There is no question of striking out any portion of the pleading under this rule. The application filed by the first respondent in O.A. No. 36/97 is on the footing that the averments in the election petition did not contain the material facts giving rise to a triable issue or disclosing a cause of action. Laying stress upon the provisions of Order VII, Rule 11 (a), learned senior counsel for the first respondent took us through the entire election petition and submitted that the averments therein do not disclose a cause of action. On a reading of the petition, we do not find it possible to agree with him. The election petition as such does disclose a cause of action which if unrebutted could void the election and the provisions of O.VII R.11(a) C.P.C.
can not therefore be invoked in this case. There is no merit in the contention that some of the allegations are bereft of material facts and as such do not disclose a cause of action. It is elementary that under O.VII R.11 (a) C.P.C., the Court can not dissect the pleading into several parts and consider whether each one of them discloses a cause of action. Under the rule, there can not be a partial rejection of the plaint or petition. See Roop Lal Sathi Versus Nachhattar Singh Gill (1982) 3 S.C.C. 487. We are satisfied that the election petition in this case could not have been rejected in limine without a trial. 11.
Designedly, we are refraining from adverting to the arguments pertaining to each allegation of corrupt practice, lest any observation by us might affect the views of the trial judge. Suffice it to point out that this court has repeatedly clarified the difference between "material facts" and "full particulars" and the different consequences of failure to set out either of them.
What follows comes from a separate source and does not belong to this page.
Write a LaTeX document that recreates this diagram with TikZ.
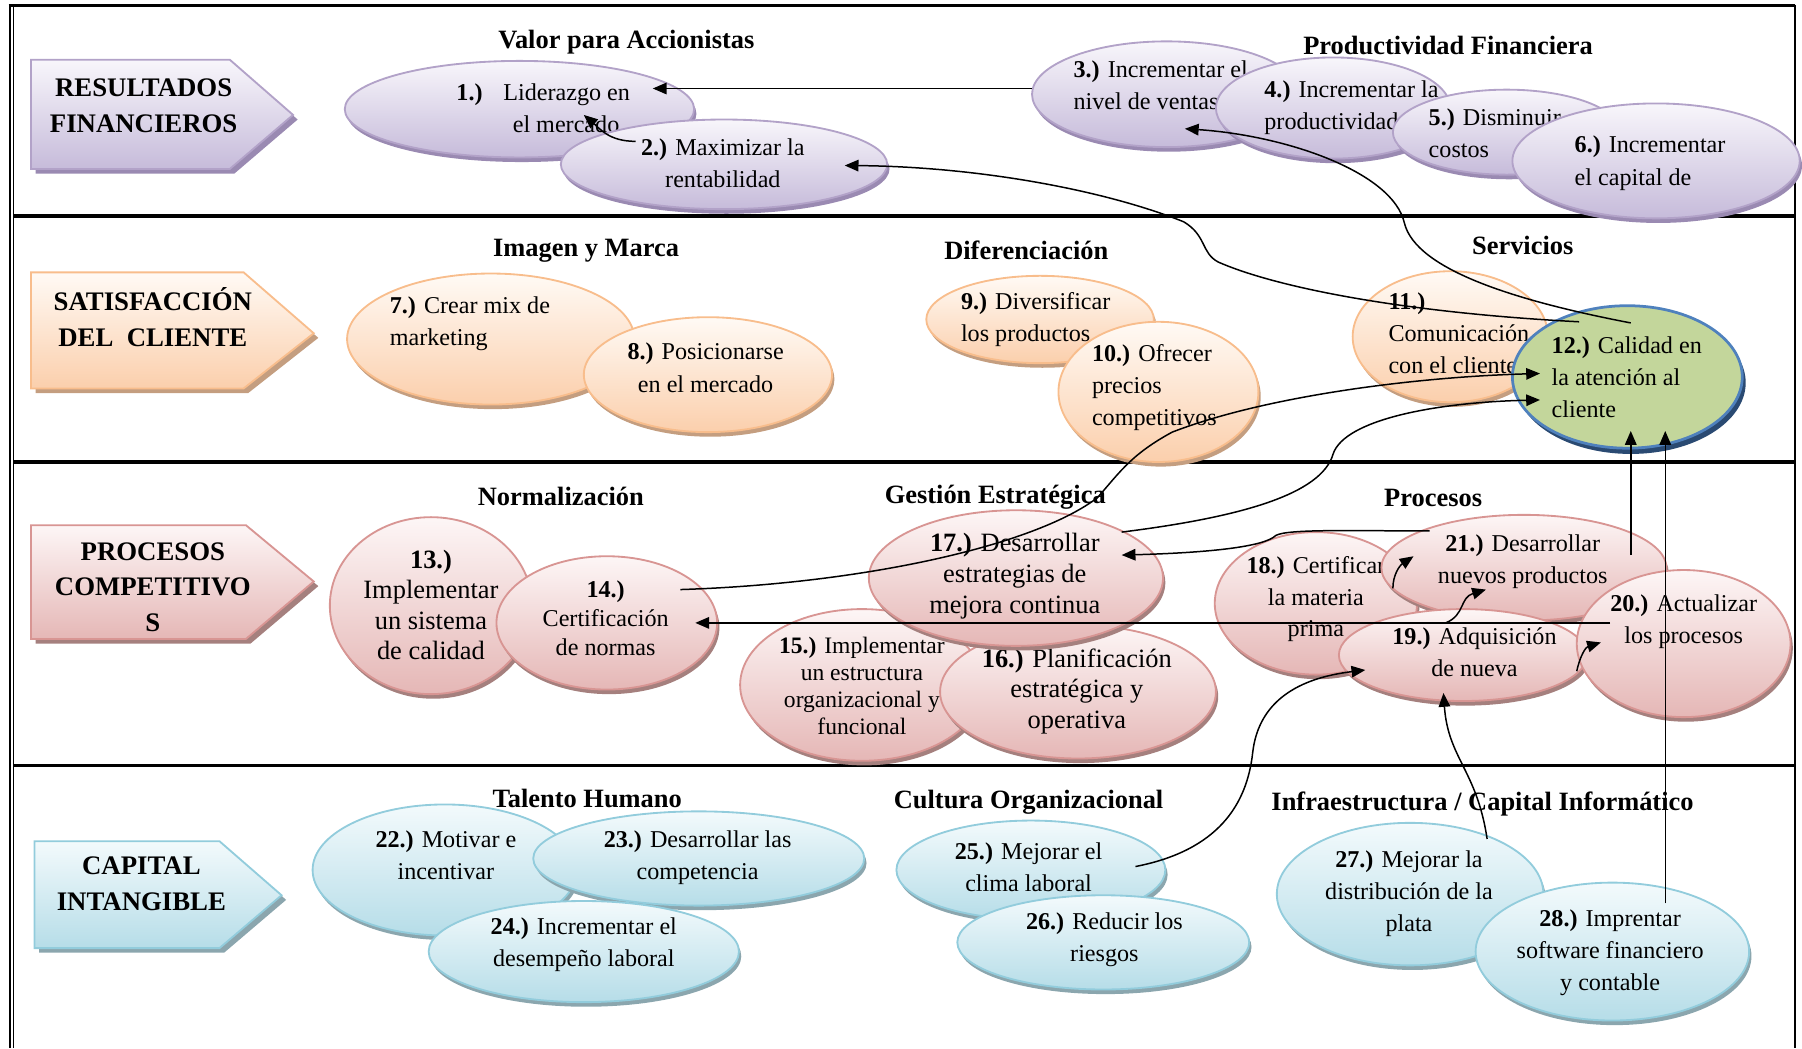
\documentclass[tikz,border=0pt]{standalone}
\usepackage{fontspec}
\setmainfont{Liberation Serif}
\usetikzlibrary{shapes.geometric,shadows,arrows.meta,calc}

% fills, borders and shadow tones of the four perspectives
\definecolor{purTop}{HTML}{F8F6FB}
\definecolor{purBot}{HTML}{C6BBDA}
\definecolor{purLine}{HTML}{B2A2C8}
\definecolor{purShade}{HTML}{9A8AB2}
\definecolor{pchTop}{HTML}{FFFAF5}
\definecolor{pchBot}{HTML}{FBCFAC}
\definecolor{pchLine}{HTML}{F8BD8C}
\definecolor{pchShade}{HTML}{C49E80}
\definecolor{rosTop}{HTML}{FDF6F6}
\definecolor{rosBot}{HTML}{E5B7B6}
\definecolor{rosLine}{HTML}{D89593}
\definecolor{rosShade}{HTML}{A5807E}
\definecolor{bluTop}{HTML}{F3FAFC}
\definecolor{bluBot}{HTML}{B6DDE8}
\definecolor{bluLine}{HTML}{92CCDC}
\definecolor{bluShade}{HTML}{8BA6AE}
\definecolor{grnFill}{HTML}{C3D69B}
\definecolor{grnLine}{HTML}{4F81BD}
\definecolor{grnShade}{HTML}{2A4A72}

\newcommand\nro[1]{\textbf{#1.)}}

\tikzset{
  bub/.style={ellipse, inner sep=0pt, outer sep=0pt, line width=1.6pt},
  bubpur/.style={bub, draw=purLine, top color=purTop, bottom color=purBot,
    drop shadow={shadow xshift=2pt, shadow yshift=-4pt, fill=purShade, opacity=1}},
  bubpch/.style={bub, draw=pchLine, top color=pchTop, bottom color=pchBot,
    drop shadow={shadow xshift=2pt, shadow yshift=-4pt, fill=pchShade, opacity=1}},
  bubros/.style={bub, draw=rosLine, top color=rosTop, bottom color=rosBot,
    drop shadow={shadow xshift=2pt, shadow yshift=-4pt, fill=rosShade, opacity=1}},
  bubblu/.style={bub, draw=bluLine, top color=bluTop, bottom color=bluBot,
    drop shadow={shadow xshift=2pt, shadow yshift=-4pt, fill=bluShade, opacity=1}},
  bubgrn/.style={bub, draw=grnLine, line width=2.4pt, fill=grnFill,
    drop shadow={shadow xshift=3pt, shadow yshift=-5pt, fill=grnShade, opacity=1}},
  txt/.style={inner sep=0pt, align=center, font=\fontsize{21}{28}\selectfont},
  ltxt/.style={txt, align=left, anchor=west},
  bigtxt/.style={txt, font=\fontsize{23}{26.5}\selectfont},
  ttl/.style={inner sep=0pt, font=\bfseries\fontsize{23}{27}\selectfont},
  rowtxt/.style={inner sep=0pt, align=center, font=\bfseries\fontsize{23.3}{31}\selectfont},
  sign/.style={line width=1.6pt},
  arr/.style={line width=1.3pt, -{Triangle[length=12pt,width=10pt]}},
}

\begin{document}
\begin{tikzpicture}[x=1pt, y=-1pt]
\useasboundingbox (0,0) rectangle (1568,912);

% ---- frame and row separators
\draw[line width=2.6pt] (7.4,5) -- (1562,5);
\draw[line width=1.8pt] (8.3,3.7) -- (8.3,912);
\draw[line width=1pt] (11.5,6.3) -- (11.5,912);
\draw[line width=2pt] (1562,4) -- (1562,912);
\foreach \yy in {188,402,666}
  \draw[line width=3pt] (11.5,\yy) -- (1562,\yy);

% ---- perspective signs
\path[sign, draw=purLine, top color=purTop, bottom color=purBot,
  drop shadow={shadow xshift=4pt, shadow yshift=-4pt, fill=purShade, opacity=1}]
  (27,52) -- (200,52) -- (255,100) -- (200,147) -- (27,147) -- cycle;
\node[rowtxt] (r1) at (125,92) {RESULTADOS\\FINANCIEROS};

\path[sign, draw=pchLine, top color=pchTop, bottom color=pchBot,
  drop shadow={shadow xshift=4pt, shadow yshift=-4pt, fill=pchShade, opacity=1}]
  (27,237) -- (212,237) -- (273,290) -- (212,338) -- (27,338) -- cycle;
\node[rowtxt] (r2) at (133,276) {SATISFACCIÓN\\DEL\ \ CLIENTE};

\path[sign, draw=rosLine, top color=rosTop, bottom color=rosBot,
  drop shadow={shadow xshift=4pt, shadow yshift=-4pt, fill=rosShade, opacity=1}]
  (27,457) -- (214,457) -- (273,506) -- (214,556) -- (27,556) -- cycle;
\node[rowtxt] (r3) at (133,511) {PROCESOS\\COMPETITIVO\\S};

\path[sign, draw=bluLine, top color=bluTop, bottom color=bluBot,
  drop shadow={shadow xshift=4pt, shadow yshift=-4pt, fill=bluShade, opacity=1}]
  (30,732) -- (191,732) -- (245,779) -- (191,825) -- (30,825) -- cycle;
\node[rowtxt] (r4) at (123,769) {CAPITAL\\INTANGIBLE};

% ---- group titles
\node[ttl] (g1) at (545,37) {Valor para Accionistas};
\node[ttl] (g2) at (1260,40) {Productividad Financiera};
\node[ttl] (g3) at (510,218) {Imagen y Marca};
\node[ttl] (g4) at (893,218) {Diferenciación};
\node[ttl] (g5) at (1325,214) {Servicios};
\node[ttl] (g6) at (488,432) {Normalización};
\node[ttl] (g7) at (866,433) {Gestión Estratégica};
\node[ttl] (g8) at (1247,433) {Procesos};
\node[ttl] (g9) at (511,695) {Talento Humano};
\node[ttl] (g10) at (895,698) {Cultura Organizacional};
\node[ttl] (g11) at (1290,700) {Infraestructura / Capital Informático};

% ---- financial results
\node[bubpur, minimum width=304pt, minimum height=84pt] (e1) at (452,95) {};
\node[ltxt] (t1) at (397,94) {\nro{1}\hspace{18pt}Liderazgo en\\\hspace*{49pt}el mercado};
\node[bubpur, minimum width=284pt, minimum height=78pt] (e2) at (630,143) {};
\node[txt] (t2) at (629,142) {\nro{2} Maximizar la\\rentabilidad};
\node[bubpur, minimum width=234pt, minimum height=92pt] (e3) at (1015,82) {};
\node[ltxt] (t3) at (934,74) {\nro{3} Incrementar el\\nivel de ventas};
\node[bubpur, minimum width=204pt, minimum height=88pt] (e4) at (1160,94) {};
\node[ltxt] (t4) at (1100,93.5) {\nro{4} Incrementar la\\productividad};
\node[bubpur, minimum width=198pt, minimum height=74pt] (e5) at (1311,115) {};
\node[ltxt] (t5) at (1243,116) {\nro{5} Disminuir\\costos};
\node[bubpur, minimum width=250pt, minimum height=100pt] (e6) at (1441,140) {};
\node[ltxt] (t6) at (1370,142) {\nro{6} Incrementar\\el capital de};

% ---- customer satisfaction
\node[bubpch, minimum width=250pt, minimum height=114pt] (e7) at (427,295) {};
\node[ltxt] (t7) at (339,282) {\nro{7} Crear mix de\\marketing};
\node[bubpch, minimum width=216pt, minimum height=100pt] (e8) at (616,326) {};
\node[txt] (t8) at (614,320) {\nro{8} Posicionarse\\en el mercado};
\node[bubpch, minimum width=198pt, minimum height=76pt] (e9) at (905,278) {};
\node[ltxt] (t9) at (836,278) {\nro{9} Diversificar\\los productos};
\node[bubpch, minimum width=174pt, minimum height=122pt] (e10) at (1008,341) {};
\node[ltxt] (t10) at (950,337.5) {\nro{10} Ofrecer\\precios\\competitivos};
\node[bubpch, minimum width=170pt, minimum height=114pt] (e11) at (1262,293) {};
\node[ltxt] (t11) at (1208,290) {\nro{11}\\Comunicación\\con el cliente};
\node[bubgrn, minimum width=200pt, minimum height=124pt] (e12) at (1416,328) {};
\node[ltxt] (t12) at (1350,328) {\nro{12} Calidad en\\la atención al\\cliente};

% ---- competitive processes
\node[bubros, minimum width=176pt, minimum height=154pt] (e13) at (375,527) {};
\node[bigtxt] (t13) at (375,526.5) {\nro{13}\\Implementar\\un sistema\\de calidad};
\node[bubros, minimum width=192pt, minimum height=116pt] (e14) at (528,542) {};
\node[txt, font=\fontsize{21}{25}\selectfont] (t14) at (527,538) {\nro{14}\\Certificación\\de normas};
\node[bubros, minimum width=212pt, minimum height=132pt] (e15) at (750,596) {};
\node[txt, font=\fontsize{20.5}{23.5}\selectfont] (t15) at (750,597) {\nro{15} Implementar\\un estructura\\organizacional y\\funcional};
\node[bubros, minimum width=240pt, minimum height=116pt] (e16) at (938,602) {};
\node[bigtxt] (t16) at (937,601.5) {\nro{16} Planificación\\estratégica y\\operativa};
\node[bubros, minimum width=256pt, minimum height=118pt] (e17) at (884,503) {};
\node[bigtxt, font=\fontsize{23}{27}\selectfont] (t17) at (883,501) {\nro{17} Desarrollar\\estrategias de\\mejora continua};
\node[bubros, minimum width=176pt, minimum height=124pt] (e18) at (1145,525) {};
\node[txt, font=\fontsize{21}{27.5}\selectfont] (t18) at (1145,521.5) {\nro{18} Certificar\\la materia\\prima};
\node[bubros, minimum width=248pt, minimum height=92pt] (e21) at (1326,494) {};
\node[txt] (t21) at (1325,488.5) {\nro{21} Desarrollar\\nuevos productos};
\node[bubros, minimum width=216pt, minimum height=80pt] (e19) at (1273,570) {};
\node[txt] (t19) at (1283,567.5) {\nro{19} Adquisición\\de nueva};
\node[bubros, minimum width=186pt, minimum height=128pt] (e20) at (1465,560) {};
\node[txt] (t20) at (1465,541) {\nro{20} Actualizar\\los procesos};

% ---- intangible capital
\node[bubblu, minimum width=230pt, minimum height=114pt] (e22) at (387,757) {};
\node[txt] (t22) at (388,744) {\nro{22} Motivar e\\incentivar};
\node[bubblu, minimum width=288pt, minimum height=82pt] (e23) at (608,747) {};
\node[txt] (t23) at (607,746) {\nro{23} Desarrollar las\\competencia};
\node[bubblu, minimum width=270pt, minimum height=88pt] (e24) at (508,828) {};
\node[txt] (t24) at (508,822) {\nro{24} Incrementar el\\desempeño laboral};
\node[bubblu, minimum width=234pt, minimum height=86pt] (e25) at (897,757) {};
\node[txt] (t25) at (895,754.5) {\nro{25} Mejorar el\\clima laboral};
\node[bubblu, minimum width=254pt, minimum height=82pt] (e26) at (960,820) {};
\node[txt] (t26) at (961,818) {\nro{26} Reducir los\\riesgos};
\node[bubblu, minimum width=232pt, minimum height=124pt] (e27) at (1227,778) {};
\node[txt] (t27) at (1226,777.5) {\nro{27} Mejorar la\\distribución de la\\plata};
\node[bubblu, minimum width=238pt, minimum height=120pt] (e28) at (1403,828) {};
\node[txt] (t28) at (1401,829) {\nro{28} Imprentar\\software financiero\\y contable};

% ---- cause-effect links
\draw[arr] ($(e3.center)+(-117,-5)$) -- ($(e1.center)+(116,-18)$);
\draw[arr] ($(e2.center)+(-77,-20)$) .. controls (530,123) and (522,112) .. ($(e1.center)+(56,5)$);
\draw[arr] ($(e12.center)+(-42,-48)$) .. controls (1220,272) and (1110,250) .. (1060,228)
  .. controls (1045,220) and (1050,205) .. (1030,193)
  .. controls (960,165) and (850,145) .. ($(e2.center)+(105,1)$);
\draw[arr] ($(e12.center)+(3,-47)$) .. controls (1320,262) and (1232,235) .. (1222,194)
  .. controls (1212,150) and (1120,118) .. ($(e3.center)+(16,30)$);
\draw[arr] ($(e14.center)+(64,-29)$) .. controls (750,508) and (900,475) .. (955,433)
  .. controls (975,410) and (985,395) .. (1020,376)
  .. controls (1100,345) and (1230,328) .. ($(e12.center)+(-76,-3)$);
\draw[arr] ($(e17.center)+(92,-40)$) .. controls (1080,450) and (1150,430) .. (1160,395)
  .. controls (1170,365) and (1250,350) .. ($(e12.center)+(-76,20)$);
\draw[arr] ($(e21.center)+(93,-11)$) -- ($(e12.center)+(3,47)$);
\draw[arr] ($(e28.center)+(46,-42)$) -- ($(e12.center)+(33,47)$);
\draw[arr] ($(e21.center)+(-82,-32)$) .. controls (1180,462) and (1120,460) .. (1110,466)
  .. controls (1100,476) and (1050,481) .. ($(e17.center)+(92,-20)$);
\draw[arr] ($(e20.center)+(-64,-18)$) -- ($(e14.center)+(77,0)$);
\draw[arr] ($(e18.center)+(67,-13)$) .. controls (1212,500) and (1218,492) .. ($(e21.center)+(-96,-10)$);
\draw[arr] ($(e19.center)+(-15,-28)$) .. controls (1275,535) and (1270,520) .. ($(e21.center)+(-33,19)$);
\draw[arr] ($(e19.center)+(99,14)$) .. controls (1375,570) and (1380,563) .. ($(e20.center)+(-72,-1)$);
\draw[arr] ($(e25.center)+(91,-3)$) .. controls (1060,740) and (1085,700) .. (1090,655)
  .. controls (1095,610) and (1130,590) .. ($(e19.center)+(-85,13)$);
\draw[arr] ($(e27.center)+(67,-48)$) .. controls (1285,670) and (1260,660) .. ($(e19.center)+(-17,33)$);
\end{tikzpicture}
\end{document}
In L.R. Shivaramagowda, cited by counsel on both sides, the case law has been traced and the propositions are reiterated. 12. The following rulings relied on by learned senior counsel for the first respondent have no application here as they were all rendered in election petitions disposed after trial. (a) Yashwantrao Pathrikar (1996) 1 S.C.C. 394. (d) Ramakant Shri Hardyal (1986) 2 S.C.C. 121 making a distinction between statements assailing personal character and those assailing public or political character of a candidate is not relevant at this stage. As pointed out by the Bench in that case, the question would depend on the facts of each case. Such facts can be determined only at the trial. The S.C.C. 315 relied on by learned senior counsel turned on the facts of the case and has no relevance in this case.
14. In the view, we have expressed, it is not necessary for us to refer in detail to the rulings relied upon by learned counsel for the appellant. 15. As regards O.A. 186/97, the approach of the learned judge is totally erroneous as he has not kept in mind the distinction between "material facts" and "full particulars". Nor has be correctly appreciated the decisions of this Court referred to by him.
We do not want to express any opinion at this stage on the additional documents produced by the appellant. The trial court may decide the application in the light of the relevant judgments of this Court, in particular, those laying down the difference between "material facts" and "full particulars". Hence the order in O.A. 186/97 is set aside and the application is remanded for fresh disposal in accordance with law. 16. In the result, we hold that the judgment of the High Court is unsustainable and it is hereby set aside. The appeal is allowed and E.P. 3/96 is restored to file. O.A.36/97 stands dismissed. We request the High Court to expeditiously dispose of the election petition on merits. There will no order as to costs.